The total demise of residual fuel as a source of electricity generation still has some pockets of resistance, according to another speaker.

Jesse Axelrod, senior oil market analyst at Axelrod Energy Projects, said there is life in using fuel oil to generate electricity in various independent power projects around the world. He cited four countries doing so: Jordan, Dominican Republic, Namibia and Bangladesh.
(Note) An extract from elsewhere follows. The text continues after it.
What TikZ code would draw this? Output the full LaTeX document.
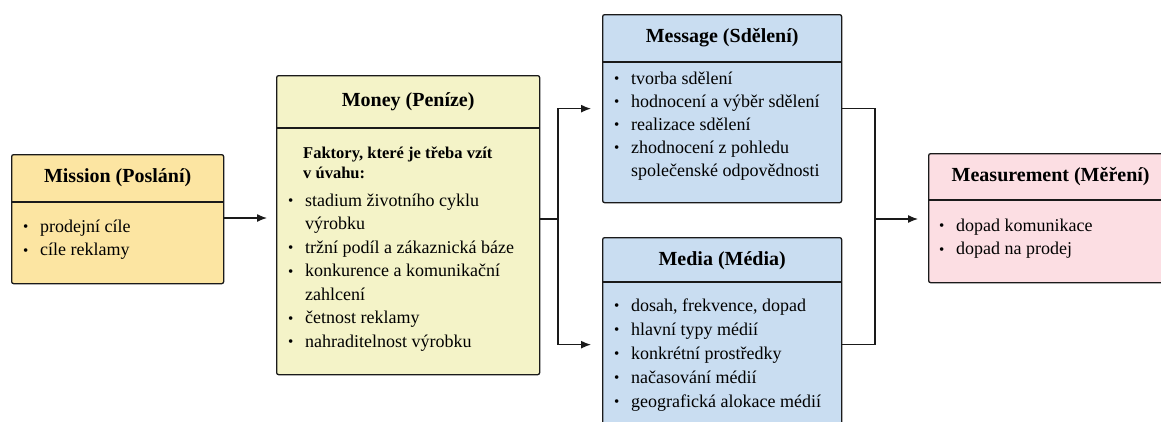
\documentclass[tikz,border=0pt]{standalone}
\usepackage{fontspec}
\setmainfont{Liberation Serif}
\usetikzlibrary{arrows.meta}
\definecolor{cmission}{HTML}{FCE5A2}
\definecolor{cmoney}{HTML}{F4F3C8}
\definecolor{cmsg}{HTML}{C9DDF1}
\definecolor{cmeas}{HTML}{FCDEE3}
\definecolor{cline}{HTML}{1A1A1A}
\newcommand{\itm}{\llap{\makebox[17pt][l]{\fontsize{15}{15}\selectfont\raisebox{0.5pt}{•}}}}
\tikzset{
  box/.style={draw=cline, line width=1.3pt, rounded corners=2pt, anchor=north west, inner sep=0pt},
  head/.style={font=\fontsize{20}{24}\selectfont\bfseries, inner sep=0pt},
  body/.style={font=\fontsize{18}{23.5}\selectfont, inner sep=0pt, anchor=base west},
  divider/.style={line width=1.3pt, draw=cline},
  conn/.style={line width=1.3pt, draw=cline},
  arr/.style={conn, -{Latex[length=10pt,width=8pt]}},
}
\begin{document}
\begin{tikzpicture}[x=1pt,y=-1pt]
\useasboundingbox (0,0) rectangle (1161,421);
\fill[white] (0,0) rectangle (1161,421);
\clip (0,0) rectangle (1161,421);

% Mission
\node[box, fill=cmission, minimum width=212pt, minimum height=129pt] (mission) at (11,154) {};
\draw[divider] (mission.west |- 0,202) -- (mission.east |- 0,202);
\node[head] (missionH) at (mission.north |- 0,178) {Mission (Poslání)};
\node[body] (missionB) at (40,232) {\begin{tabular}[t]{@{}l@{}}\itm prodejní cíle\\ \itm cíle reklamy\end{tabular}};

% Money
\node[box, fill=cmoney, minimum width=263pt, minimum height=299pt] (money) at (276,75) {};
\draw[divider] (money.west |- 0,128) -- (money.east |- 0,128);
\node[head] (moneyH) at (money.north |- 0,102) {Money (Peníze)};
\node[body, font=\fontsize{16.5}{20}\selectfont\bfseries] (moneyF) at (303,158) {\begin{tabular}[t]{@{}l@{}}Faktory, které je třeba vzít\\ v úvahu:\end{tabular}};
\node[body] (moneyB) at (305,206) {\begin{tabular}[t]{@{}l@{}}\itm stadium životního cyklu\\ výrobku\\ \itm tržní podíl a zákaznická báze\\ \itm konkurence a komunikační\\ zahlcení\\ \itm četnost reklamy\\ \itm nahraditelnost výrobku\end{tabular}};

% Message
\node[box, fill=cmsg, minimum width=239pt, minimum height=188pt] (message) at (602,14) {};
\draw[divider] (message.west |- 0,62) -- (message.east |- 0,62);
\node[head] (messageH) at (message.north |- 0,38) {Message (Sdělení)};
\node[body, font=\fontsize{18}{23}\selectfont] (messageB) at (631,84) {\begin{tabular}[t]{@{}l@{}}\itm tvorba sdělení\\ \itm hodnocení a výběr sdělení\\ \itm realizace sdělení\\ \itm zhodnocení z pohledu\\ společenské odpovědnosti\end{tabular}};

% Media
\node[box, fill=cmsg, minimum width=239pt, minimum height=214pt] (media) at (602,237) {};
\draw[divider] (media.west |- 0,282) -- (media.east |- 0,282);
\node[head] (mediaH) at (media.north |- 0,261) {Media (Média)};
\node[body, font=\fontsize{18}{24}\selectfont] (mediaB) at (631,311) {\begin{tabular}[t]{@{}l@{}}\itm dosah, frekvence, dopad\\ \itm hlavní typy médií\\ \itm konkrétní prostředky\\ \itm načasování médií\\ \itm geografická alokace médií\end{tabular}};

% Measurement
\node[box, fill=cmeas, minimum width=244pt, minimum height=129pt] (meas) at (928,153) {};
\draw[divider] (meas.west |- 0,200) -- (meas.east |- 0,200);
\node[head] (measH) at (meas.north |- 0,177) {Measurement (Měření)};
\node[body] (measB) at (956,231) {\begin{tabular}[t]{@{}l@{}}\itm dopad komunikace\\ \itm dopad na prodej\end{tabular}};

% connectors
\coordinate (fork) at (558,219);
\coordinate (join) at (875,219);
\draw[arr, shorten >=9pt] (mission.east |- 0,218) -- (money.west |- 0,218);
\draw[conn] (money.east |- fork) -- (fork);
\draw[arr, shorten >=11pt] (fork) |- (message.west);
\draw[arr, shorten >=11pt] (fork) |- (media.west);
\draw[conn] (message.east) -| (join);
\draw[conn] (media.east) -| (join);
\draw[arr, shorten >=10pt] (join) -- (join -| meas.west);
\end{tikzpicture}
\end{document}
A combination of several things needs to come together for fuel oil to push out natural gas, the fuel of choice in most other new IPPs (or those of state-owned utilities). Governments still like the IPP route, with a private-sector owner, if their country is suffering from a dual shortage: electric power and capital. Private equity will fill the gap, Axelrod said, if it can get fuel supply agreements and a purchased power agreement, usually with a buyer like the state utility. Other fiscal incentives can help get the deal done.

And there are advantages to fuel oil, Axelrod noted. The plants can get built quickly. It doesn’t need infrastructure to get natural gas to the plant, though obviously it needs some sort of logistics system to get the fuel oil there. Fuel oil is cheaper than diesel. And when they are needed for peak power generation, they get “hot” fast.

So there’s life in at least one part of the bottom of the barrel.